Matthew MacWilliams describing his 2016 research into the South Carolina GOP primary:

In the five days leading up to the South Carolina Republican primary I fielded a survey of 358 likely voters, hoping to better understand who supports Donald Trump, why, and what it may mean for the Republican presidential nominating contest.

What I found is a trend that has been widely overlooked. A voter’s gender, education, age, ideology, party identification, income, and race simply had no statistical bearing on whether someone supported Trump. Neither, despite predictions to the contrary, did evangelicalism.

Here is what did: authoritarianism, by which I mean Americans’ inclination to authoritarian behavior . . .

. . . Authoritarianism and a hybrid variable that links authoritarianism with a personal fear of terrorism were the only two variables that predicted, with statistical significance, support for Trump.

Political scientists use a few survey questions about desirable qualities in children, known as the Child-Rearing Preferences Scale, to study authoritarianism. Not a perfect scale across cultures, but its advantage is how not political the questions are, evoking more honest answers. Respondents are asked to choose which is more important for a child to have. These sets typically are:

  • Independence or Respect for elders
  • Obedience or Self-reliance
  • Curiosity or Good manners
  • Being considerate or Being well-behaved

MacWilliams found these questions establishing authoritarianism and one concerning a fear of terrorism were the only ones in the entire survey that predicted Trump support at statistical significance. The fear was connected to authoritarianism, because the greater the fear, the more likely a voter would swing towards authoritarian. And, just how logical is any concern for terrorism in South Carolina? Or is it a feeling?

I have seen studies that place authoritarianism rates in the U.S. anywhere from 18% to 40% of the population. A horrible number on either side for that part of MAGA raised from childhood to follow strongmen. Combine this with the vast number of unaware voters easily moved by fear, and the enormity of our MAGA problem is clear. What is also clear is progressives cannot talk the country away from MAGA with logic and policy or even believe much of what voters tell us their motivations actually are. We need a different approach.

Have faith

One very interesting point came from MacWilliams’ 2016 research.

I did find one soft spot in Trump’s support. Regular, weekly church attendance — as measured by a standard Pew Research question included in my survey — predicted a statistically significant and substantive opposition to Trump.

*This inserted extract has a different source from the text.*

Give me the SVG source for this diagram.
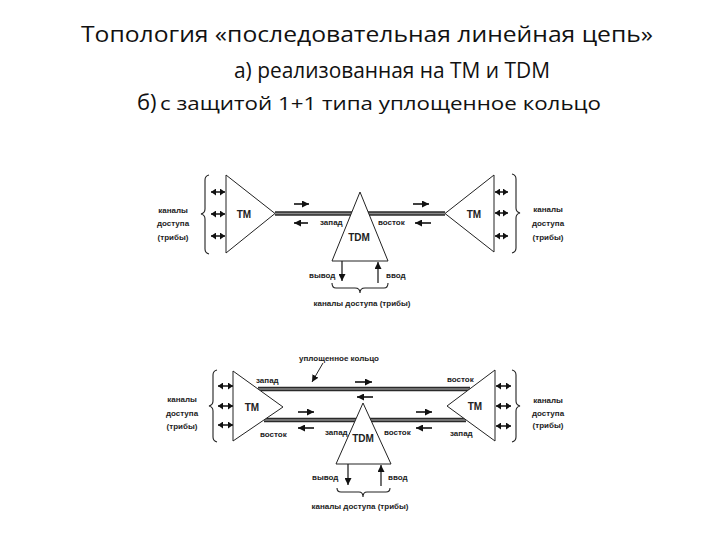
<svg xmlns="http://www.w3.org/2000/svg" width="720" height="540" viewBox="0 0 720 540">
<style>
.title{font-family:"Open Sans","Liberation Sans",sans-serif;fill:#111}
.tri{fill:#fff;stroke:#222;stroke-width:1}
.lbl{font-family:"Liberation Sans",Arial,sans-serif;font-size:8px;font-weight:bold;fill:#222}
.lblc{font-family:"Liberation Sans",Arial,sans-serif;font-size:8px;font-weight:bold;fill:#222;text-anchor:middle}
.node{font-family:"Liberation Sans",Arial,sans-serif;font-size:10px;font-weight:bold;fill:#222;text-anchor:middle}
.bar{stroke:#2a2a2a;stroke-width:4.5;fill:none}
.barin{stroke:#8a8a8a;stroke-width:1.5;fill:none}
.dir{stroke:#111;stroke-width:1.6;fill:none;marker-end:url(#ah)}
.dbl{stroke:#111;stroke-width:1.5;fill:none;marker-start:url(#ah2);marker-end:url(#ah2)}
.vert{stroke:#111;stroke-width:1.2;fill:none;marker-end:url(#ah)}
.brace{stroke:#222;stroke-width:1.1;fill:none}
.thin{stroke:#222;stroke-width:1;fill:none;marker-end:url(#ah)}
</style>
<defs>
<marker id="ah" markerUnits="userSpaceOnUse" markerWidth="8" markerHeight="7" refX="7" refY="3.5" orient="auto"><path d="M0,0 L7,3.5 L0,7 z" fill="#111"/></marker>
<marker id="ah2" markerUnits="userSpaceOnUse" markerWidth="6" markerHeight="7" refX="5" refY="3.5" orient="auto-start-reverse"><path d="M0,0 L5,3.5 L0,7 z" fill="#111"/></marker>
</defs>
<rect width="720" height="540" fill="#fff"/>

<g id="title">
<text class="title" x="81" y="42" font-size="22" textLength="572" lengthAdjust="spacingAndGlyphs">Топология «последовательная линейная цепь»</text>
<text class="title" x="234" y="78" font-size="22" textLength="316" lengthAdjust="spacingAndGlyphs">а) реализованная на ТМ и TDM</text>
<text class="title" x="137" y="110" font-size="22">б)</text>
<text class="title" x="160" y="110" font-size="18" textLength="441" lengthAdjust="spacingAndGlyphs">с защитой 1+1 типа уплощенное кольцо</text>
</g>

<!-- ===== Diagram a ===== -->
<g id="connectors-a">
<line class="bar" x1="275" y1="213.5" x2="352" y2="213.5"/>
<line class="barin" x1="275" y1="213.5" x2="352" y2="213.5"/>
<line class="bar" x1="368" y1="213.5" x2="445" y2="213.5"/>
<line class="barin" x1="368" y1="213.5" x2="445" y2="213.5"/>
<line class="dir" x1="294" y1="204" x2="309" y2="204"/>
<line class="dir" x1="308" y1="223" x2="294" y2="223"/>
<line class="dir" x1="413" y1="204" x2="429" y2="204"/>
<line class="dir" x1="431" y1="223" x2="415" y2="223"/>
<line class="dbl" x1="211" y1="192" x2="225" y2="192"/>
<line class="dbl" x1="211" y1="214" x2="225" y2="214"/>
<line class="dbl" x1="211" y1="236" x2="225" y2="236"/>
<line class="dbl" x1="495" y1="192" x2="508" y2="192"/>
<line class="dbl" x1="495" y1="213" x2="508" y2="213"/>
<line class="dbl" x1="495" y1="236" x2="508" y2="236"/>
<line class="vert" x1="342" y1="261" x2="342" y2="281"/>
<line class="vert" x1="378" y1="283" x2="378" y2="262"/>
<path class="brace" d="M209,175 Q205,176 205,180 L205,209 Q205,213 201,214 Q205,215 205,219 L205,249 Q205,253 209,254"/>
<path class="brace" d="M512,174 Q516,175 516,179 L516,208 Q516,212 520,213 Q516,214 516,218 L516,248 Q516,252 512,253"/>
<path class="brace" d="M332,283 Q332,288 336,288 L355,288 Q360,288 360,293 Q360,288 365,288 L384,288 Q388,288 388,283"/>
</g>

<g id="tm-left-a">
<polygon class="tri" points="226,175 226,253 275,213.5"/>
<text class="node" x="244" y="218">TM</text>
<text class="lblc" x="173" y="213">каналы</text>
<text class="lblc" x="173" y="226">доступа</text>
<text class="lblc" x="173" y="240">(трибы)</text>
</g>
<g id="tdm-a">
<polygon class="tri" points="360,192 332,261 388,261"/>
<text class="node" x="359" y="241">TDM</text>
<text class="lbl" x="320" y="225">запад</text>
<text class="lbl" x="378" y="225">восток</text>
<text class="lbl" x="309" y="278">вывод</text>
<text class="lbl" x="386" y="278">ввод</text>
<text class="lblc" x="362" y="306">каналы доступа (трибы)</text>
</g>
<g id="tm-right-a">
<polygon class="tri" points="494,175 494,252 445,213.5"/>
<text class="node" x="474" y="218">TM</text>
<text class="lblc" x="548" y="212">каналы</text>
<text class="lblc" x="548" y="226">доступа</text>
<text class="lblc" x="548" y="240">(трибы)</text>
</g>

<!-- ===== Diagram b ===== -->
<g id="connectors-b">
<line class="bar" x1="258" y1="389" x2="470" y2="389"/>
<line class="barin" x1="258" y1="389" x2="470" y2="389"/>
<line class="bar" x1="264" y1="420" x2="356" y2="420"/>
<line class="barin" x1="264" y1="420" x2="356" y2="420"/>
<line class="bar" x1="370" y1="420" x2="466" y2="420"/>
<line class="barin" x1="370" y1="420" x2="466" y2="420"/>
<line class="dir" x1="355" y1="382" x2="372" y2="382"/>
<line class="dir" x1="373" y1="397" x2="357" y2="397"/>
<line class="dir" x1="298" y1="412" x2="314" y2="412"/>
<line class="dir" x1="314" y1="428" x2="298" y2="428"/>
<line class="dir" x1="416" y1="412" x2="432" y2="412"/>
<line class="dir" x1="432" y1="428" x2="416" y2="428"/>
<line class="thin" x1="323" y1="363" x2="312" y2="382"/>
<line class="dbl" x1="218" y1="386" x2="233" y2="386"/>
<line class="dbl" x1="218" y1="406" x2="233" y2="406"/>
<line class="dbl" x1="218" y1="425" x2="233" y2="425"/>
<line class="dbl" x1="496" y1="386" x2="511" y2="386"/>
<line class="dbl" x1="496" y1="406" x2="511" y2="406"/>
<line class="dbl" x1="496" y1="426" x2="511" y2="426"/>
<line class="vert" x1="348" y1="464" x2="348" y2="485"/>
<line class="vert" x1="381" y1="486" x2="381" y2="465"/>
<path class="brace" d="M217,370 Q213,371 213,375 L213,401 Q213,405 209,406 Q213,407 213,411 L213,437 Q213,441 217,442"/>
<path class="brace" d="M512,370 Q516,371 516,375 L516,401 Q516,405 520,406 Q516,407 516,411 L516,437 Q516,441 512,442"/>
<path class="brace" d="M337,488 Q337,492 341,492 L359,492 Q363,492 363,497 Q363,492 367,492 L386,492 Q390,492 390,488"/>
</g>

<g id="tm-left-b">
<polygon class="tri" points="233,371 233,441 283,407"/>
<text class="node" x="252" y="411">TM</text>
<text class="lbl" x="256" y="383">запад</text>
<text class="lbl" x="260" y="437">восток</text>
<text class="lblc" x="182" y="402">каналы</text>
<text class="lblc" x="182" y="416">доступа</text>
<text class="lblc" x="182" y="429">(трибы)</text>
</g>
<g id="ring-label">
<text class="lbl" x="299" y="361">уплощенное кольцо</text>
</g>
<g id="tdm-b">
<polygon class="tri" points="363,403 336,464 391,464"/>
<text class="node" x="363" y="442">TDM</text>
<text class="lbl" x="325" y="435">запад</text>
<text class="lbl" x="384" y="435">восток</text>
<text class="lbl" x="312" y="480">вывод</text>
<text class="lbl" x="388" y="480">ввод</text>
<text class="lblc" x="360" y="509">каналы доступа (трибы)</text>
</g>
<g id="tm-right-b">
<polygon class="tri" points="495,370 495,441 447,406"/>
<text class="node" x="475" y="410">TM</text>
<text class="lbl" x="447" y="382">восток</text>
<text class="lbl" x="450" y="436">запад</text>
<text class="lblc" x="548" y="403">каналы</text>
<text class="lblc" x="548" y="416">доступа</text>
<text class="lblc" x="548" y="428">(трибы)</text>
</g>
</svg>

Surprising, considering evangelical support for Trump, however, not all church-goers are christian nationalists. Most progressives, though, would see all southern churchgoers as a lost cause. This is just one example of why challenging assumptions leads to more useful strategies. If we study the problem and work past appearances, we may have more allies and better strategies than our current lack of introspection allows us to see. Progressives have work to do as well.